▸ TASK STATEMENT
Set the data down again, exactly as it reads, but without the pictures.
***** SOURCE MATERIAL
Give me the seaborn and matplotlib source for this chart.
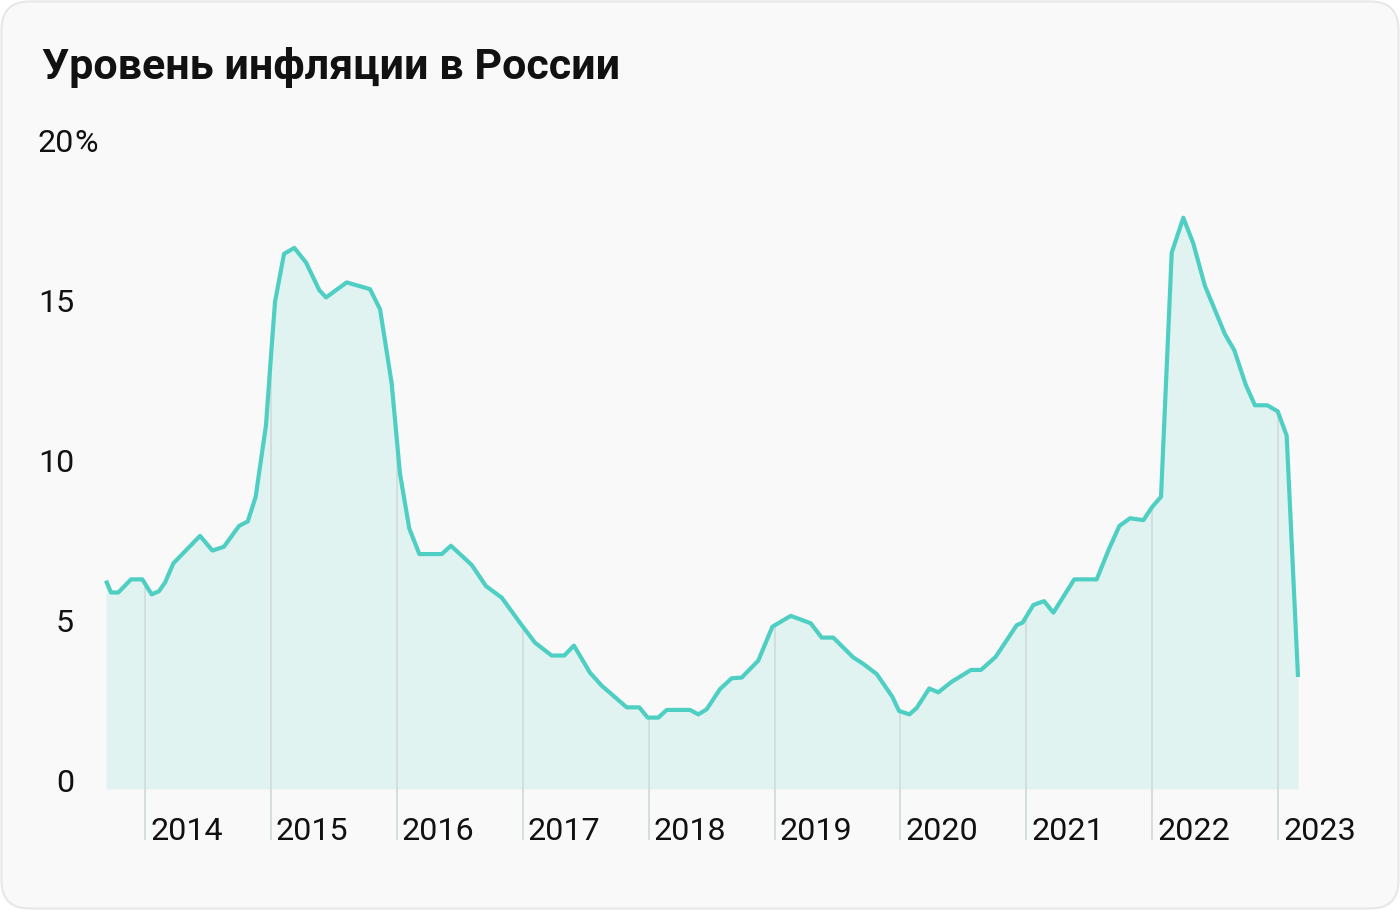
import numpy as np
import pandas as pd
import matplotlib.pyplot as plt
import matplotlib.transforms as mtransforms
from matplotlib.patches import FancyBboxPatch
import seaborn as sns

# Inflation in Russia, % y/y
dates = [2013.690, 2013.730, 2013.788, 2013.889, 2013.979, 2014.053, 2014.111, 2014.159,
         2014.225, 2014.437, 2014.535, 2014.627, 2014.747, 2014.816, 2014.879, 2014.961,
         2015.006, 2015.033, 2015.104, 2015.186, 2015.279, 2015.384, 2015.438, 2015.602,
         2015.787, 2015.867, 2015.959, 2016.025, 2016.099, 2016.179, 2016.357, 2016.430,
         2016.595, 2016.708, 2016.833, 2016.992, 2017.098, 2017.230, 2017.330, 2017.407,
         2017.535, 2017.627, 2017.826, 2017.926, 2017.993, 2018.077, 2018.144, 2018.329,
         2018.395, 2018.461, 2018.567, 2018.660, 2018.739, 2018.871, 2018.983, 2019.129,
         2019.287, 2019.375, 2019.467, 2019.626, 2019.705, 2019.812, 2019.936, 2019.989,
         2020.071, 2020.129, 2020.229, 2020.301, 2020.407, 2020.561, 2020.640, 2020.757,
         2020.924, 2020.971, 2021.056, 2021.141, 2021.215, 2021.381, 2021.559, 2021.659,
         2021.739, 2021.824, 2021.930, 2022.001, 2022.070, 2022.155, 2022.247, 2022.326,
         2022.419, 2022.578, 2022.652, 2022.743, 2022.816, 2022.914, 2022.997, 2023.068,
         2023.158]
inflation = [6.23, 5.86, 5.86, 6.27, 6.27, 5.80, 5.90, 6.17,
             6.77, 7.63, 7.17, 7.29, 7.94, 8.08, 8.85, 11.09,
             13.54, 14.95, 16.44, 16.63, 16.17, 15.31, 15.08, 15.55,
             15.34, 14.71, 12.40, 9.58, 7.86, 7.06, 7.06, 7.32,
             6.72, 6.06, 5.70, 4.84, 4.29, 3.89, 3.89, 4.20,
             3.35, 2.95, 2.27, 2.27, 1.95, 1.95, 2.19, 2.19,
             2.05, 2.21, 2.84, 3.18, 3.20, 3.73, 4.79, 5.13,
             4.90, 4.45, 4.45, 3.83, 3.63, 3.31, 2.60, 2.16,
             2.05, 2.25, 2.86, 2.74, 3.07, 3.44, 3.44, 3.85,
             4.84, 4.92, 5.47, 5.59, 5.23, 6.27, 6.27, 7.24,
             7.94, 8.18, 8.12, 8.54, 8.85, 16.48, 17.57, 16.77,
             15.44, 13.93, 13.43, 12.35, 11.71, 11.71, 11.52, 10.76,
             3.22]
years = [2014, 2015, 2016, 2017, 2018, 2019, 2020, 2021, 2022, 2023]
y_ticks = [0, 5, 10, 15, 20]
y_labels = ["0", "5", "10", "15", "20"]
title = "Уровень инфляции в России"

df = pd.DataFrame({"date": dates, "inflation": inflation})

LINE = "#4fcfc3"
FILL = "#e0f3f0"
GRID = "#d2dcdb"
CARD = "#f9f9f9"

sns.set_theme(style="white")
plt.rcParams["font.family"] = ["Roboto", "DejaVu Sans"]

fig = plt.figure(figsize=(14, 9.1), dpi=100)
fig.patch.set_facecolor("white")

# rounded card background
card = FancyBboxPatch((1.5 / 1400, 1.5 / 910), 1 - 3 / 1400, 1 - 3 / 910,
                      boxstyle="round,pad=0,rounding_size=0.02",
                      transform=fig.transFigure, facecolor=CARD, edgecolor="#e7e7e7",
                      linewidth=1.5, mutation_aspect=1400 / 910, zorder=-10)
fig.patches.append(card)

W, H = 1400, 910
ax = fig.add_axes([90 / W, (H - 850) / H, 1290 / W, 730 / H])
ax.set_zorder(1)
ax.patch.set_alpha(0)
ax.set_xlim(2013.5631, 2023.8093)
ax.set_ylim(-2.1875, 20.625)
for s in ax.spines.values():
    s.set_visible(False)

base = -0.28
label_y = -1.875
fs = 23.2

ax.fill_between(df["date"], base, df["inflation"], color=FILL, linewidth=0, zorder=1)

# year separators from the labels up to the curve
tops = np.interp(years, df["date"], df["inflation"])
ax.vlines(years, label_y, tops, color=GRID, linewidth=1.3, zorder=2)

sns.lineplot(data=df, x="date", y="inflation", sort=False, ax=ax, color=LINE,
             linewidth=3, zorder=3)
ax.lines[-1].set_solid_capstyle("butt")

ax.set_xticks([])
ax.set_yticks(y_ticks)
ax.set_yticklabels(y_labels)
ax.tick_params(axis="y", length=0, pad=11.5, labelsize=fs, labelcolor="#111111")
ax.set_xlabel("")
ax.set_ylabel("")

# "%" after the top label
ax.annotate("%", xy=(0, 20), xycoords=("axes fraction", "data"),
            xytext=(-11.2, 0), textcoords="offset points",
            ha="left", va="center_baseline", fontsize=fs, color="#111111")

shift = mtransforms.offset_copy(ax.transData, fig=fig, x=5, y=0, units="dots")
for yr in years:
    ax.text(yr, label_y, str(yr), transform=shift, ha="left", va="baseline",
            fontsize=fs, color="#111111")

fig.text(42 / W, 1 - 79 / H, title, ha="left", va="baseline",
         fontsize=31, fontweight="bold", color="#111111")

fig.savefig("out.png", dpi=100)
**********
▸ THE ANSWER
Give me the seaborn and matplotlib source for this chart.
import numpy as np
import pandas as pd
import matplotlib.pyplot as plt
import matplotlib.transforms as mtransforms
from matplotlib.patches import FancyBboxPatch
import seaborn as sns

# Inflation in Russia, % y/y
dates = [2013.690, 2013.730, 2013.788, 2013.889, 2013.979, 2014.053, 2014.111, 2014.159,
         2014.225, 2014.437, 2014.535, 2014.627, 2014.747, 2014.816, 2014.879, 2014.961,
         2015.006, 2015.033, 2015.104, 2015.186, 2015.279, 2015.384, 2015.438, 2015.602,
         2015.787, 2015.867, 2015.959, 2016.025, 2016.099, 2016.179, 2016.357, 2016.430,
         2016.595, 2016.708, 2016.833, 2016.992, 2017.098, 2017.230, 2017.330, 2017.407,
         2017.535, 2017.627, 2017.826, 2017.926, 2017.993, 2018.077, 2018.144, 2018.329,
         2018.395, 2018.461, 2018.567, 2018.660, 2018.739, 2018.871, 2018.983, 2019.129,
         2019.287, 2019.375, 2019.467, 2019.626, 2019.705, 2019.812, 2019.936, 2019.989,
         2020.071, 2020.129, 2020.229, 2020.301, 2020.407, 2020.561, 2020.640, 2020.757,
         2020.924, 2020.971, 2021.056, 2021.141, 2021.215, 2021.381, 2021.559, 2021.659,
         2021.739, 2021.824, 2021.930, 2022.001, 2022.070, 2022.155, 2022.247, 2022.326,
         2022.419, 2022.578, 2022.652, 2022.743, 2022.816, 2022.914, 2022.997, 2023.068,
         2023.158]
inflation = [6.23, 5.86, 5.86, 6.27, 6.27, 5.80, 5.90, 6.17,
             6.77, 7.63, 7.17, 7.29, 7.94, 8.08, 8.85, 11.09,
             13.54, 14.95, 16.44, 16.63, 16.17, 15.31, 15.08, 15.55,
             15.34, 14.71, 12.40, 9.58, 7.86, 7.06, 7.06, 7.32,
             6.72, 6.06, 5.70, 4.84, 4.29, 3.89, 3.89, 4.20,
             3.35, 2.95, 2.27, 2.27, 1.95, 1.95, 2.19, 2.19,
             2.05, 2.21, 2.84, 3.18, 3.20, 3.73, 4.79, 5.13,
             4.90, 4.45, 4.45, 3.83, 3.63, 3.31, 2.60, 2.16,
             2.05, 2.25, 2.86, 2.74, 3.07, 3.44, 3.44, 3.85,
             4.84, 4.92, 5.47, 5.59, 5.23, 6.27, 6.27, 7.24,
             7.94, 8.18, 8.12, 8.54, 8.85, 16.48, 17.57, 16.77,
             15.44, 13.93, 13.43, 12.35, 11.71, 11.71, 11.52, 10.76,
             3.22]
years = [2014, 2015, 2016, 2017, 2018, 2019, 2020, 2021, 2022, 2023]
y_ticks = [0, 5, 10, 15, 20]
y_labels = ["0", "5", "10", "15", "20"]
title = "Уровень инфляции в России"

df = pd.DataFrame({"date": dates, "inflation": inflation})

LINE = "#4fcfc3"
FILL = "#e0f3f0"
GRID = "#d2dcdb"
CARD = "#f9f9f9"

sns.set_theme(style="white")
plt.rcParams["font.family"] = ["Roboto", "DejaVu Sans"]

fig = plt.figure(figsize=(14, 9.1), dpi=100)
fig.patch.set_facecolor("white")

# rounded card background
card = FancyBboxPatch((1.5 / 1400, 1.5 / 910), 1 - 3 / 1400, 1 - 3 / 910,
                      boxstyle="round,pad=0,rounding_size=0.02",
                      transform=fig.transFigure, facecolor=CARD, edgecolor="#e7e7e7",
                      linewidth=1.5, mutation_aspect=1400 / 910, zorder=-10)
fig.patches.append(card)

W, H = 1400, 910
ax = fig.add_axes([90 / W, (H - 850) / H, 1290 / W, 730 / H])
ax.set_zorder(1)
ax.patch.set_alpha(0)
ax.set_xlim(2013.5631, 2023.8093)
ax.set_ylim(-2.1875, 20.625)
for s in ax.spines.values():
    s.set_visible(False)

base = -0.28
label_y = -1.875
fs = 23.2

ax.fill_between(df["date"], base, df["inflation"], color=FILL, linewidth=0, zorder=1)

# year separators from the labels up to the curve
tops = np.interp(years, df["date"], df["inflation"])
ax.vlines(years, label_y, tops, color=GRID, linewidth=1.3, zorder=2)

sns.lineplot(data=df, x="date", y="inflation", sort=False, ax=ax, color=LINE,
             linewidth=3, zorder=3)
ax.lines[-1].set_solid_capstyle("butt")

ax.set_xticks([])
ax.set_yticks(y_ticks)
ax.set_yticklabels(y_labels)
ax.tick_params(axis="y", length=0, pad=11.5, labelsize=fs, labelcolor="#111111")
ax.set_xlabel("")
ax.set_ylabel("")

# "%" after the top label
ax.annotate("%", xy=(0, 20), xycoords=("axes fraction", "data"),
            xytext=(-11.2, 0), textcoords="offset points",
            ha="left", va="center_baseline", fontsize=fs, color="#111111")

shift = mtransforms.offset_copy(ax.transData, fig=fig, x=5, y=0, units="dots")
for yr in years:
    ax.text(yr, label_y, str(yr), transform=shift, ha="left", va="baseline",
            fontsize=fs, color="#111111")

fig.text(42 / W, 1 - 79 / H, title, ha="left", va="baseline",
         fontsize=31, fontweight="bold", color="#111111")

fig.savefig("out.png", dpi=100)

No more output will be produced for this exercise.